After data retrieval, the user can click the “Result” button to display statistical results of the retrieved data as shown in the Figure 6.5. The amounts of the total events and the estimated time under monitoring are shown. The amounts of the still postures and dynamic activities as well as both percentages are shown, respectively. Moreover, the amounts of the still postures as well as the amounts of dynamic posture transitions and walking are also shown. From the total amount, the percentage of time spent for each event (sitting still plus lying still, standing still, sit-stand transitions, lie-sit transitions and walking) are shown. The values shown indicate sufficient information about the activity distribution of a person under monitoring. Note that when users click the “Result” button, the raw data and all the statistical results are also saved to an Excel file. The user can further click the “Open Excel file” button to open the data via Excel software if the user needs to edit the data in detail.

In addition, the event-driven function is optionally available in the program. The system will actively send a text message to a specified cell phone when specific situations are detected; for example, when a fall event has been detected. To activate this function, click the “Yes” button in the “Phone message” block, and then the user is allowed to give the phone number that the message is sent to. “Enabled” or “Disabled” is shown in the box after “SMS Mode” to indicate whether this function is activated.

Figure 6.5 Display of the statistical results of retrieved data

6.3     A test of long-term daily monitoring

Figure 6.6 shows an example of a subject’s long-term monitoring data in a day at home. In this test, the system began to record data at about 1:00 and ended at about 16:00. In the home environment, the user (subject) is not expected to use this system continuously throughout the monitoring period during some situations such as taking a shower, going outside, etc. Therefore, the data recorded may not be continuous, and the actual monitoring time in this test is about 405 minutes. That is, about 6.75 hours within the 15-hour period is recorded.

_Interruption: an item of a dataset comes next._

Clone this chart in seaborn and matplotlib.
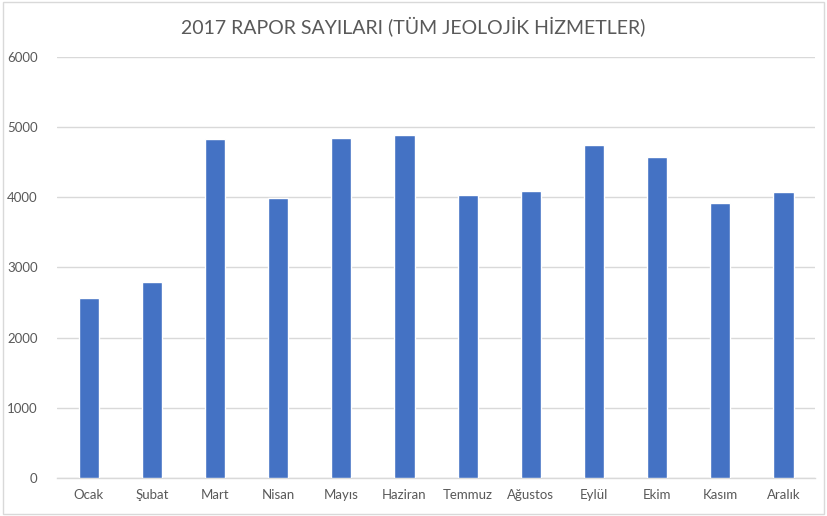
import matplotlib
matplotlib.use("Agg")
import matplotlib.pyplot as plt
import seaborn as sns
import pandas as pd
from matplotlib.patches import Rectangle

# Data
months = ["Ocak", "Şubat", "Mart", "Nisan", "Mayıs", "Haziran",
          "Temmuz", "Ağustos", "Eylül", "Ekim", "Kasım", "Aralık"]
reports = [2563, 2800, 4830, 3990, 4848, 4881,
           4038, 4092, 4739, 4570, 3926, 4074]
y_ticks = [0, 1000, 2000, 3000, 4000, 5000, 6000]

df = pd.DataFrame({"Ay": months, "Rapor": reports})

sns.set_style("white")
plt.rcParams['font.family'] = ['Lato', 'DejaVu Sans']

fig = plt.figure(figsize=(8.27, 5.16), dpi=100)
ax = fig.add_axes([0.069, 0.0736, 0.9165, 0.816])

sns.barplot(data=df, x="Ay", y="Rapor", color="#4472C4", width=0.32,
            saturation=1, ax=ax, zorder=3)

ax.set_ylim(0, 6000)
ax.set_xlim(-0.5, len(months) - 0.5)
ax.set_yticks(y_ticks)
ax.set_yticklabels([str(t) for t in y_ticks])
ax.grid(axis="y", color="#d9d9d9", linewidth=1, zorder=0)
ax.set_axisbelow(True)
for s in ["top", "right", "left"]:
    ax.spines[s].set_visible(False)
ax.spines["bottom"].set_color("#d9d9d9")
ax.spines["bottom"].set_linewidth(1)
ax.tick_params(axis="both", length=0, labelsize=9.5, colors="#595959")
ax.tick_params(axis="y", pad=14)
ax.tick_params(axis="x", pad=8)
ax.set_xlabel("")
ax.set_ylabel("")

fig.text(0.5, 0.947, "2017 RAPOR SAYILARI (TÜM JEOLOJİK HİZMETLER)",
         ha="center", va="center", fontsize=14, color="#595959")

# chart border
fig.patches.append(Rectangle((0.004, 0.004), 0.992, 0.992, transform=fig.transFigure,
                             fill=False, edgecolor="#d9d9d9", linewidth=1))

fig.savefig("out.png", dpi=100)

According to the statistical results shown in Figure 6.6, more than 90% of the recorded events are still postures. Moreover, lying still postures occupy about 61% of total recorded events. Figure 6.7 is the activity chronograph which chronologically displays the recorded events in detail. It can be observed that the subject was mostly in the “lying still” (event number 1) posture from 4:00 to 9:00, which indicates that the subject was probably sleeping during that period. In addition, the subject had large numbers of “sitting still” (event number 2) postures from about 9:00 to 13:00. After 14:00, the subject performed many posture transitions and walking movements.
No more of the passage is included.